In 1907 she was an official chief editor of the first Tatar Marxist newspaper "Ural", the actual chief editor being Xösäyen Yamaşef, her husband. During 1917, she was a member of the Board of Qazan Muslim Women Society and Вeputy Chairman of the Presidium of the All-Russian Congress of Muslim Women; she was also elected to Millät Mäclese, but did not participate in its activities. After 1918, she worked as a dentist in Qazan, Moscow and USSR's Central Asian republics.

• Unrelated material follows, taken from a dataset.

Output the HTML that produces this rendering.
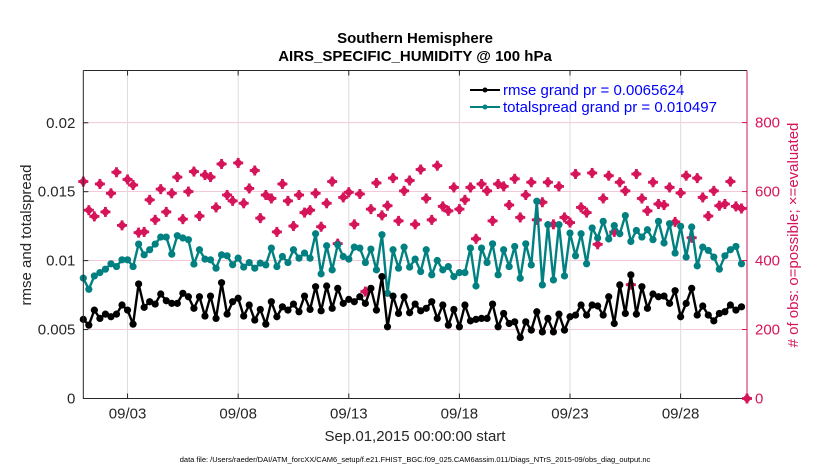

In 1937 Yamaşeva was arrested for the first time and accused of being a "member of the nationalist pan-Turkist organization" and of "having connections with (White) emigrants" and sentenced to eight years of labour camps (Ukhtizhemlag); released in 1945. In 1949 Yamaşeva was arrested again and sentenced to exile in Krasnoyarsk Krai, namely to the village of Estärletamaq (Sterliamak), which happened to be an ethnic Tatar village, where she died. She was rehabilitated in 1957.

== Relatives ==
Her first husband was Xösäyen Yamaşef, who was a Tatar social democrat revolutionary and publicist. After his death, she married Validkhan Tanachev, who was a member of Russian Constituent Assembly and a member of Alash Autonomy government; her cousin, Mäxmütfuat (Fuat) Tuqtarof, a journalist, also was a member of Russian Constituent Assembly. Her uncle, Ğärif Bädämşin, was a member of 1st and 2nd convocations of the State Duma of the Russian Empire.